Nothing beyond the line containing "from matplotlib.ticker import FixedLocator" is to be printed; print exactly each line from the start of the records below through that line, leaving out pictures.

+++ Raw records +++

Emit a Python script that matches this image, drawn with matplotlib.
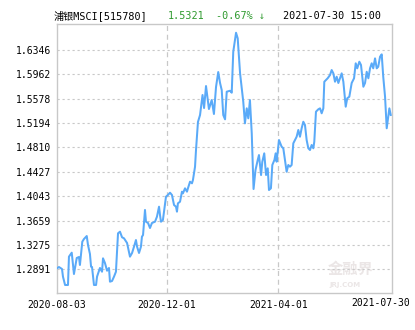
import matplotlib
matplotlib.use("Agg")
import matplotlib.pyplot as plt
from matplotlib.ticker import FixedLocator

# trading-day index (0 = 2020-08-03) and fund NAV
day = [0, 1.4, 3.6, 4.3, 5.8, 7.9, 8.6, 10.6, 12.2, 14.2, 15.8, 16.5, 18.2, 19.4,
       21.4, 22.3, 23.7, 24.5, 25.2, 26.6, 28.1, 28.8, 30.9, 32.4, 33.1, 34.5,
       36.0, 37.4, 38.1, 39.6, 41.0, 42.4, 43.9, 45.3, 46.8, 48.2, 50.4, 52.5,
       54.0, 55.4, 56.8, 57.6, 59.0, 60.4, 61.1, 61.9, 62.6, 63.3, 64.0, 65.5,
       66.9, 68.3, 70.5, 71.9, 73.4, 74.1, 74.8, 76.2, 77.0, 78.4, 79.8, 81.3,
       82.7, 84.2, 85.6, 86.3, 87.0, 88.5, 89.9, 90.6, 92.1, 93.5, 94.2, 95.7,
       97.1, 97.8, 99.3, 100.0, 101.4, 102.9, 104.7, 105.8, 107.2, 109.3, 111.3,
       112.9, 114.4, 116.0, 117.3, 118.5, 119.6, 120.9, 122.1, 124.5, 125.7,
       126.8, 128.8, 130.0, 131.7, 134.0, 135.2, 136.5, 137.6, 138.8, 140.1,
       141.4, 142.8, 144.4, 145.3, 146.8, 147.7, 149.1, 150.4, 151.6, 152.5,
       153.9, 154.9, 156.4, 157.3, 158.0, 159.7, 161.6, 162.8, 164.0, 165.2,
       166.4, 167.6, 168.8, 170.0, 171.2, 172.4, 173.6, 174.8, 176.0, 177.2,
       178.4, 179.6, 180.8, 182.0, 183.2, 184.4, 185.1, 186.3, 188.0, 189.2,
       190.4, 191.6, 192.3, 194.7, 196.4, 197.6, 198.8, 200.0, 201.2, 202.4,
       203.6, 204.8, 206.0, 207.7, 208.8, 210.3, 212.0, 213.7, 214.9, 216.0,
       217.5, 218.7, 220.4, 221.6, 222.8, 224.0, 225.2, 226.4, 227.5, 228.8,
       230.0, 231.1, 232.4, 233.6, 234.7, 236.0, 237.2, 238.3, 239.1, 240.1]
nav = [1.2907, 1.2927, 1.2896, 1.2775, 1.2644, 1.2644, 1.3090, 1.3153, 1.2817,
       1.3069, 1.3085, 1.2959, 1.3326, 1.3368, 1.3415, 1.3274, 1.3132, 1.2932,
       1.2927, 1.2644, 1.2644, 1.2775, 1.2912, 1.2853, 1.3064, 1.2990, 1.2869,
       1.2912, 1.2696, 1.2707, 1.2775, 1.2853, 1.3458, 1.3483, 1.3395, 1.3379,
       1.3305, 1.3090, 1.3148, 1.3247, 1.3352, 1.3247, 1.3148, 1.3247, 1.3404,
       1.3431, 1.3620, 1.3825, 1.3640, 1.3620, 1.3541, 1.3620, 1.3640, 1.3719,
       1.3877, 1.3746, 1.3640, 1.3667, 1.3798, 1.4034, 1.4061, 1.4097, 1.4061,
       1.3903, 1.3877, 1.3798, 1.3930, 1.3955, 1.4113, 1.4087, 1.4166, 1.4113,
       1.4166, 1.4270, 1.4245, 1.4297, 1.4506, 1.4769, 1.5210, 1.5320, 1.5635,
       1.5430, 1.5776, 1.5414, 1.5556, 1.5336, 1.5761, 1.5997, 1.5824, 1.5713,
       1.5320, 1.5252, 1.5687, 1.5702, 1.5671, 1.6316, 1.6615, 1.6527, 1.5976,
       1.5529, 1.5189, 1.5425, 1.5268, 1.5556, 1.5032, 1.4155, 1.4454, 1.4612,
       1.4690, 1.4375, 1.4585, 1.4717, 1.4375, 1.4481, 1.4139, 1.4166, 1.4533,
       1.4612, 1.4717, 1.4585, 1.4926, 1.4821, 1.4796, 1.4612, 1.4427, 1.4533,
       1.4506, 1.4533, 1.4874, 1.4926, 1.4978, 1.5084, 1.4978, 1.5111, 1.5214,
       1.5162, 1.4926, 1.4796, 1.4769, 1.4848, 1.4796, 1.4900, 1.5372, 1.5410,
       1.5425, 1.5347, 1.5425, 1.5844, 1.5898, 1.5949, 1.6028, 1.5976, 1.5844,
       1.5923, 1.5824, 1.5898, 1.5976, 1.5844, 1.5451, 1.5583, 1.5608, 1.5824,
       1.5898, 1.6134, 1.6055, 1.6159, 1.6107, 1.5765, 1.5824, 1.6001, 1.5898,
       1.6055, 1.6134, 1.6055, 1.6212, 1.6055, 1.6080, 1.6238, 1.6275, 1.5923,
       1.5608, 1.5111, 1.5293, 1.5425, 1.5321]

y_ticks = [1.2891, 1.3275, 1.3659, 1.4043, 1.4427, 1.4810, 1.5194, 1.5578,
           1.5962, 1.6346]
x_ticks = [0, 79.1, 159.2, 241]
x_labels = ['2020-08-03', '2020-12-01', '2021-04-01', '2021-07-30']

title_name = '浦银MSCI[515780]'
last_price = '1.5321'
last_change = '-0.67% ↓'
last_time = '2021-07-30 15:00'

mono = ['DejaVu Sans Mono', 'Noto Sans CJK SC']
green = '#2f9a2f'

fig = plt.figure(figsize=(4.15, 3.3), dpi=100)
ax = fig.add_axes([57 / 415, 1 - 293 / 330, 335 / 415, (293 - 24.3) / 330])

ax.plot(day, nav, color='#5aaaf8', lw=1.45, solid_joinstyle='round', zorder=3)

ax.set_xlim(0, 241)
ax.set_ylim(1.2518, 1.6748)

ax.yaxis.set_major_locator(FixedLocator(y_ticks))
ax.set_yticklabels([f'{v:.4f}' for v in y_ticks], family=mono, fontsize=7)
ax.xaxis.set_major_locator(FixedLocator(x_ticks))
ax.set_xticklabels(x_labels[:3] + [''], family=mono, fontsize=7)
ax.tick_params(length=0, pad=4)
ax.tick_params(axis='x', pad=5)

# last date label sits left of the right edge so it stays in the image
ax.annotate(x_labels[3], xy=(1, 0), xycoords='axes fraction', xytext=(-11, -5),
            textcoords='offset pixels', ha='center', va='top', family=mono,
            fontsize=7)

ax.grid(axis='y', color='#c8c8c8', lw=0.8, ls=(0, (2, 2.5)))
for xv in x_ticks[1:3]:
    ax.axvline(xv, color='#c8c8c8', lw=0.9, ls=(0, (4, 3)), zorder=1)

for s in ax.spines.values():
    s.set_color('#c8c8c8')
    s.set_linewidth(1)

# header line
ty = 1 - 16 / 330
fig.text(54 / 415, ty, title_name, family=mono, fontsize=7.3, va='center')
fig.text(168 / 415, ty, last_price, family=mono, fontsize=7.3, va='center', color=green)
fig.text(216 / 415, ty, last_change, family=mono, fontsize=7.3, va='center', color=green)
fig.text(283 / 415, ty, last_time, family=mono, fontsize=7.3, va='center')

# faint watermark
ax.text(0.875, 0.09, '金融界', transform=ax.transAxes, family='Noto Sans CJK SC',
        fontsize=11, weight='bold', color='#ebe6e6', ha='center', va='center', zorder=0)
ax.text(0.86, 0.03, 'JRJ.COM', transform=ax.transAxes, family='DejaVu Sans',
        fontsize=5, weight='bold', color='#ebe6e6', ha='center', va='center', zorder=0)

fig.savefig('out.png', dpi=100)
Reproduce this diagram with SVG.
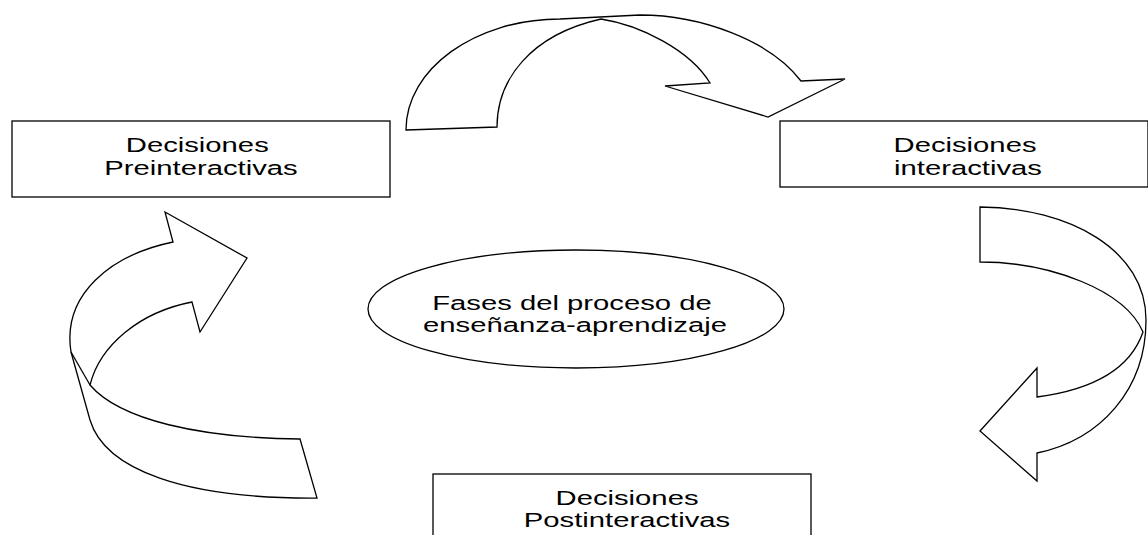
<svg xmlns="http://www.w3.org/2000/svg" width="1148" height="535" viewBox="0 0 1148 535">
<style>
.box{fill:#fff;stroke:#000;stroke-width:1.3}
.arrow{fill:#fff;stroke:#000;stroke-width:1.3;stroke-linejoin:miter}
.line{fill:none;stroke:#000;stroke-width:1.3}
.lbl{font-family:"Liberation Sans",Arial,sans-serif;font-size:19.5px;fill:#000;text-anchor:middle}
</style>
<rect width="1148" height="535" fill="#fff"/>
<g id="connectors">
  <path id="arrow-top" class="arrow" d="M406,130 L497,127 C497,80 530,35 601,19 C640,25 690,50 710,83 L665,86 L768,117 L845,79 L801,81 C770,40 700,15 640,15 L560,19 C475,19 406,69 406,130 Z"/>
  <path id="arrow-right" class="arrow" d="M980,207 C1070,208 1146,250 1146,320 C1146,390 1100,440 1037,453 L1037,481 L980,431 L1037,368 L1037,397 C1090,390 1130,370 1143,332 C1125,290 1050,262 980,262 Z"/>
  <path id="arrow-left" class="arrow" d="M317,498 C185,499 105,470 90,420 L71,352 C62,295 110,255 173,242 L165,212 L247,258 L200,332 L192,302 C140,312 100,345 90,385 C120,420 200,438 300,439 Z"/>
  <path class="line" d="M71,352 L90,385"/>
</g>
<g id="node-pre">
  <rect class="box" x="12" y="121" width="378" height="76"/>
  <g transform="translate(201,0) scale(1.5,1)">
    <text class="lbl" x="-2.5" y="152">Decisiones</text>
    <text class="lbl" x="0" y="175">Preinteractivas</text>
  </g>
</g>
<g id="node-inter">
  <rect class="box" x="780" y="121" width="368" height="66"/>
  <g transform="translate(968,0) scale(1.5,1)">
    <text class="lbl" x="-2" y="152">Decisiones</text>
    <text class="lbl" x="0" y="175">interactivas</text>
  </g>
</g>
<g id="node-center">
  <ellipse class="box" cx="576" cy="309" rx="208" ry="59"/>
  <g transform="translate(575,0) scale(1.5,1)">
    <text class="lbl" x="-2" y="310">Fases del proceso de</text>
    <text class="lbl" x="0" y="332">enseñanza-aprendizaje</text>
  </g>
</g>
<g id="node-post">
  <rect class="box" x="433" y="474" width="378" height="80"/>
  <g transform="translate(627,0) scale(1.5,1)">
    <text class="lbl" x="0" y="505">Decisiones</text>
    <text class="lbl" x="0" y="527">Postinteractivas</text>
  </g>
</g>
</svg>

+++

(Solution to this task):
Emit a Python script that matches this image, drawn with matplotlib.
import matplotlib
matplotlib.use("Agg")
import matplotlib.pyplot as plt
from matplotlib.ticker import FixedLocator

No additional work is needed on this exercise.